--- Begin MATERIAL TO PROCESS ---
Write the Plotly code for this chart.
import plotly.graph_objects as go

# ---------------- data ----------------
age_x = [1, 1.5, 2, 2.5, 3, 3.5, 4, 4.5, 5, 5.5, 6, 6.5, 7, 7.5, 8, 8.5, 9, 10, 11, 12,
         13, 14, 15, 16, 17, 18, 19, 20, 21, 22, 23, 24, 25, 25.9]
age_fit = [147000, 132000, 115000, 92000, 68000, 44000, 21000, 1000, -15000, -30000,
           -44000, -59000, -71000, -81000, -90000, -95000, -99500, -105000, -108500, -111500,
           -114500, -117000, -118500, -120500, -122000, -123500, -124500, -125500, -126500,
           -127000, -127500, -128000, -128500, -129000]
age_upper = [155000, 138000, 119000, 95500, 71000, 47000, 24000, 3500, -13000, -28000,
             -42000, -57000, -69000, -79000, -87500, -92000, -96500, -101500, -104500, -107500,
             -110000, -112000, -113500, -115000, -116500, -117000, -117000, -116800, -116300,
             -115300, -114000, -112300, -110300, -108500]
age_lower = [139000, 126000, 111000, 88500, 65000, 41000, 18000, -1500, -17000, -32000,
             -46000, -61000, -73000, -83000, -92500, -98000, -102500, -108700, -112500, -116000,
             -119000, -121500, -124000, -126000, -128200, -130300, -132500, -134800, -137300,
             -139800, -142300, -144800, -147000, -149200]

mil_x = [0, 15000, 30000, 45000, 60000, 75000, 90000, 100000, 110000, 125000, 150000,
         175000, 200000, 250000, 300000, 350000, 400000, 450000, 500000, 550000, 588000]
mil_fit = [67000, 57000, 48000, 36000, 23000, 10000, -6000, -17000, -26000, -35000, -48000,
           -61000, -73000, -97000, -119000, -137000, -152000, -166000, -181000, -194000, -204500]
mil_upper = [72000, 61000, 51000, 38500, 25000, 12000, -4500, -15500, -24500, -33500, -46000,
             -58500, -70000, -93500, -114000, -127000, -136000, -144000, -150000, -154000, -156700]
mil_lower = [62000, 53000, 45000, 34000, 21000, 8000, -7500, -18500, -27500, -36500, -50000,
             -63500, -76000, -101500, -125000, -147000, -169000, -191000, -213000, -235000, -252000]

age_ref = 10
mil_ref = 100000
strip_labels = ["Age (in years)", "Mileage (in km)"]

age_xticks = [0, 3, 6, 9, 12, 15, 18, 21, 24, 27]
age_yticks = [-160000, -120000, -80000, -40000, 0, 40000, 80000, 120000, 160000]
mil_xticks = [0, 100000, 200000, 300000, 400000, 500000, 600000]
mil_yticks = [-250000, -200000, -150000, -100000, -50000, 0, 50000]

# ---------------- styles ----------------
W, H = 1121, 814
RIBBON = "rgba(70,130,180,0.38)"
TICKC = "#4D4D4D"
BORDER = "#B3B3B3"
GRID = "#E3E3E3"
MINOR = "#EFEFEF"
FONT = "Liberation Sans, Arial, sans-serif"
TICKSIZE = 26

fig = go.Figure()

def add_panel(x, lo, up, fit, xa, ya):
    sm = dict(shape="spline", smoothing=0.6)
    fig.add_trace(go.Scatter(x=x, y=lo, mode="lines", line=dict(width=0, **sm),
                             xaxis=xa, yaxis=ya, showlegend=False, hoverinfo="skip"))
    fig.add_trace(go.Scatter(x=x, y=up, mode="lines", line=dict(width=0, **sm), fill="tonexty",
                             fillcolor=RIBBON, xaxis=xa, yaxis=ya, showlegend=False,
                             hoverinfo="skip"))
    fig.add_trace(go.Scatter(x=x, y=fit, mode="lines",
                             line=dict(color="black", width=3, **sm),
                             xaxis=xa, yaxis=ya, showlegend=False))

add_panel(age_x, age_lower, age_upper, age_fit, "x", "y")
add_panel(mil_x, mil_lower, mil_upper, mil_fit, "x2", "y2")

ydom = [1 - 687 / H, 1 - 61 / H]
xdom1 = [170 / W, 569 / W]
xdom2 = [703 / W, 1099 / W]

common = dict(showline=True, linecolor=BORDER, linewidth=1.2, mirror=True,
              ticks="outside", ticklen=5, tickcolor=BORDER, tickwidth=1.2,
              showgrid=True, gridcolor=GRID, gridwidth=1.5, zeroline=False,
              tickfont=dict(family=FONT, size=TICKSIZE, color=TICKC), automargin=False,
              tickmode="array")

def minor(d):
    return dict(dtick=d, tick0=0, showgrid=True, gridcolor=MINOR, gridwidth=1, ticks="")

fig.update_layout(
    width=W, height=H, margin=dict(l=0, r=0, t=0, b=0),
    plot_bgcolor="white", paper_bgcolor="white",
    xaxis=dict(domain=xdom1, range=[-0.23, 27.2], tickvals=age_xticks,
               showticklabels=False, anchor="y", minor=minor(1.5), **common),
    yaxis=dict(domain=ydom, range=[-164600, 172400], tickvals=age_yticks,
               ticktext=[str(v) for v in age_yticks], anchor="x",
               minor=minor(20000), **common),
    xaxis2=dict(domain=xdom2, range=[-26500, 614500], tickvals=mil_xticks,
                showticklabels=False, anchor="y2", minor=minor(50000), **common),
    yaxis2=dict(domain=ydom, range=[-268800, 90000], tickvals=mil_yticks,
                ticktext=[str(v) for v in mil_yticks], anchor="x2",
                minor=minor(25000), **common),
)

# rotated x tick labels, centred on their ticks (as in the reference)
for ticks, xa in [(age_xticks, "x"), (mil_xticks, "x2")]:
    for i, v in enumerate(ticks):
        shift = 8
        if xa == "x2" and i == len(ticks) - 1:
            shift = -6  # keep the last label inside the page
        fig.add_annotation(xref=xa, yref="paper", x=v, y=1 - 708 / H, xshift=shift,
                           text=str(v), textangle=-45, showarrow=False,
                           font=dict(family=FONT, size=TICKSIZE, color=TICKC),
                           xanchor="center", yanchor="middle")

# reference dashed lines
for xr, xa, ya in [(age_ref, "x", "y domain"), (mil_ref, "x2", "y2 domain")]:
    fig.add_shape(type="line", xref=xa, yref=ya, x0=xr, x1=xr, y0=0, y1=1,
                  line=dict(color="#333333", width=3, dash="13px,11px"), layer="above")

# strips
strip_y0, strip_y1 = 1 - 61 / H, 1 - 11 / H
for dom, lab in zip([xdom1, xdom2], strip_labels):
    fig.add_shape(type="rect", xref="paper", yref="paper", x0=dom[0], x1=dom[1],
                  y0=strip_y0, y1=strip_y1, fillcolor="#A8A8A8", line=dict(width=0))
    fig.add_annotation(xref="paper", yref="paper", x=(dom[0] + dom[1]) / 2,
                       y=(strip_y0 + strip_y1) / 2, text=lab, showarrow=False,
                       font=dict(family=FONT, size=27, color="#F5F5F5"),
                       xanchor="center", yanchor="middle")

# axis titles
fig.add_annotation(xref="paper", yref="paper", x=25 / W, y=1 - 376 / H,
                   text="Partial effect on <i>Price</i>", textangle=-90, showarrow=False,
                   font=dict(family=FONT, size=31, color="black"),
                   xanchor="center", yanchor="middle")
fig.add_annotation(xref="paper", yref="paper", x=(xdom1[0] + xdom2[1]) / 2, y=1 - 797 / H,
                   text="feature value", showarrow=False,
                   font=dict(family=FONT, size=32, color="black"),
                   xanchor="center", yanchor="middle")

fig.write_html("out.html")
--- End MATERIAL TO PROCESS ---
--- Begin MATERIAL TO PROCESS ---
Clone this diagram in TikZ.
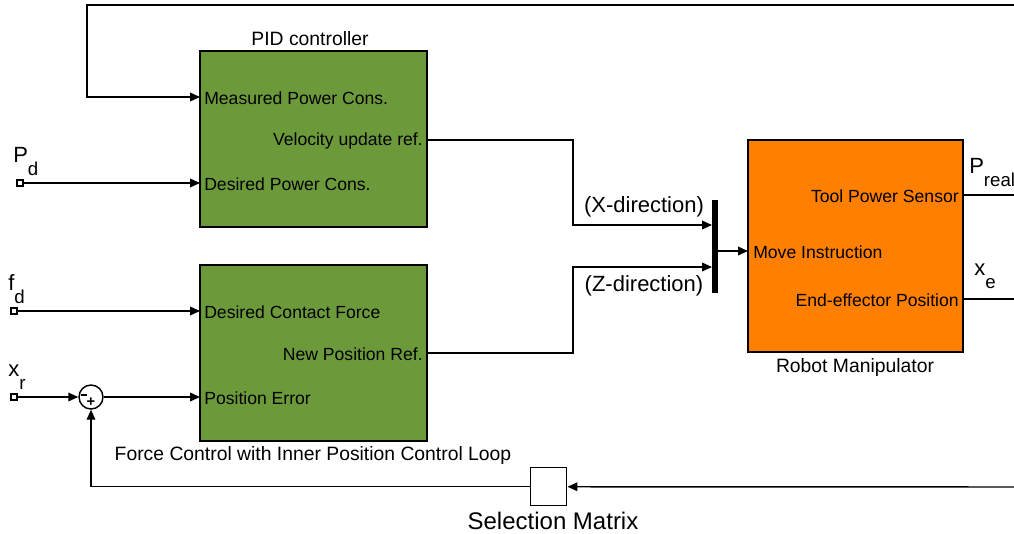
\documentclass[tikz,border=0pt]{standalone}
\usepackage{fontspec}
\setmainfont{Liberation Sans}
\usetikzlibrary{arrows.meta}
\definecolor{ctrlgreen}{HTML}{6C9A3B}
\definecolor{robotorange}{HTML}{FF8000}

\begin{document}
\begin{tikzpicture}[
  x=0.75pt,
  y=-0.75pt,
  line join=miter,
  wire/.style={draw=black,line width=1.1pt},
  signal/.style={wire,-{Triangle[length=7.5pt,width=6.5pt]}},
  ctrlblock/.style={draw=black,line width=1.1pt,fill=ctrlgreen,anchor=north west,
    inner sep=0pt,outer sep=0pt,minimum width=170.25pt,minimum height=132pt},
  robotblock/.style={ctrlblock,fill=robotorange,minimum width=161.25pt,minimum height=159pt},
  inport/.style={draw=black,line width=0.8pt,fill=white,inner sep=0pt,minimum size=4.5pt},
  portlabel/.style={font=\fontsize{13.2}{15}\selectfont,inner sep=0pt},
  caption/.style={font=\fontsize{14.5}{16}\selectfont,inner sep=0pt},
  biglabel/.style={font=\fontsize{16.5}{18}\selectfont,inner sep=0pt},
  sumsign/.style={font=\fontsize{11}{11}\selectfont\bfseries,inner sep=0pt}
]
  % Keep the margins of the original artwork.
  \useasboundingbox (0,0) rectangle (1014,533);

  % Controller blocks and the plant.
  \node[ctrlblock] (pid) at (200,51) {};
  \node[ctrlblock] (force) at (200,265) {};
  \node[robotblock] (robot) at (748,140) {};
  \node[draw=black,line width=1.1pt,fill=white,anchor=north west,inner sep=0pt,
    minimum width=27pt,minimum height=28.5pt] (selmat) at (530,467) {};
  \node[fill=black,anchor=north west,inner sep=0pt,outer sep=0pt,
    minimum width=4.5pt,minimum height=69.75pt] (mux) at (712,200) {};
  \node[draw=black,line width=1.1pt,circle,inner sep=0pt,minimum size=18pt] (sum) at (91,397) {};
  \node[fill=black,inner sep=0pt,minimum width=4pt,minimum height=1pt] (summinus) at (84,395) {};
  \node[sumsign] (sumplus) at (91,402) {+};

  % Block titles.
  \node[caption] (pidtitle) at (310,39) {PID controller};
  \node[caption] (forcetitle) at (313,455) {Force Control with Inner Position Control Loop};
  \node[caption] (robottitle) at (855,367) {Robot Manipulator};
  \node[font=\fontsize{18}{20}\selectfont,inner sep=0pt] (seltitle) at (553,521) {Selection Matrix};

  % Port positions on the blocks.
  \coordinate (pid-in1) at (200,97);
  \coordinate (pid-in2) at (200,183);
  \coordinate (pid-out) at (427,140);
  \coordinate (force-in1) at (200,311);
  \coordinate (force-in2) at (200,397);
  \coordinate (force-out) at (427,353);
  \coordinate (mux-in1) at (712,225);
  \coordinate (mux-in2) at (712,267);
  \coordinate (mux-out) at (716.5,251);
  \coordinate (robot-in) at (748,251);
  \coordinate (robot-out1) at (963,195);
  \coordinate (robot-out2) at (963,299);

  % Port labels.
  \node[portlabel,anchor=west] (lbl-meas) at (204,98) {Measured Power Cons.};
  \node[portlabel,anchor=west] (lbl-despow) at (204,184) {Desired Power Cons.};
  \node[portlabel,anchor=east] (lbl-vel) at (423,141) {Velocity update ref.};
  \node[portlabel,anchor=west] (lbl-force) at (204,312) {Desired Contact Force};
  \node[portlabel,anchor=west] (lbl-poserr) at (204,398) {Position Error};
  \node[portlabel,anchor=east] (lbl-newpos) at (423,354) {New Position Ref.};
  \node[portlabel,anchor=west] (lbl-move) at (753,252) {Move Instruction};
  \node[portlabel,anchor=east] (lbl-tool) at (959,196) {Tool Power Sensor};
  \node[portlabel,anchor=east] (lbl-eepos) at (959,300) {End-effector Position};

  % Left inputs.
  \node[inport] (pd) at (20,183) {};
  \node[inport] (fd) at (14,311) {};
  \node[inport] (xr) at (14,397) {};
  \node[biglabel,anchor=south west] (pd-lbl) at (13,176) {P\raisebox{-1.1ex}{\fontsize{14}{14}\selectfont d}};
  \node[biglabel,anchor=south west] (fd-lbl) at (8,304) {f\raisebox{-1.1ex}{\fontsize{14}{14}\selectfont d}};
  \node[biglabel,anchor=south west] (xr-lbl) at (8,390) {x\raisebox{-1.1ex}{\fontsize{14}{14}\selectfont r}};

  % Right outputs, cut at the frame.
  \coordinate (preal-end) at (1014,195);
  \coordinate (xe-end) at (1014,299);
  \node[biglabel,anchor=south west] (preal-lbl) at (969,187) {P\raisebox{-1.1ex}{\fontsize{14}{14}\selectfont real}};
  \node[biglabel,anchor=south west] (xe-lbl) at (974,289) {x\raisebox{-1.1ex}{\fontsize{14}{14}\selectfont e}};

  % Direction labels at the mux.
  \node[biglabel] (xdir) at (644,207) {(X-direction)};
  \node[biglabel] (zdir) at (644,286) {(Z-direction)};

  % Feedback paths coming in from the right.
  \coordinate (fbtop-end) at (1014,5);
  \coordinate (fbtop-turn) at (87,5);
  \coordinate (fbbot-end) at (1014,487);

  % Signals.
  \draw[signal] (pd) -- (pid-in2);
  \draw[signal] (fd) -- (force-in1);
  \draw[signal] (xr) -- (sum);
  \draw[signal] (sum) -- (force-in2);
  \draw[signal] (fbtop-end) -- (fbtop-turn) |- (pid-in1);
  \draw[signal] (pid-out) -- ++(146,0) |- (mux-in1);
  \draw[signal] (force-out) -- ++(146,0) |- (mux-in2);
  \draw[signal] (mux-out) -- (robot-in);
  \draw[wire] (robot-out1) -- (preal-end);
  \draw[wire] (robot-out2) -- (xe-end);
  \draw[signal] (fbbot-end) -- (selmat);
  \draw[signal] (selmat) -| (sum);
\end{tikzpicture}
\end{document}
--- End MATERIAL TO PROCESS ---
[EXERCISE PROMPT] Find the word "this" in the data and show each line that holds it.

[EXERCISE RESPONSE]
Write the Plotly code for this chart.
Clone this diagram in TikZ.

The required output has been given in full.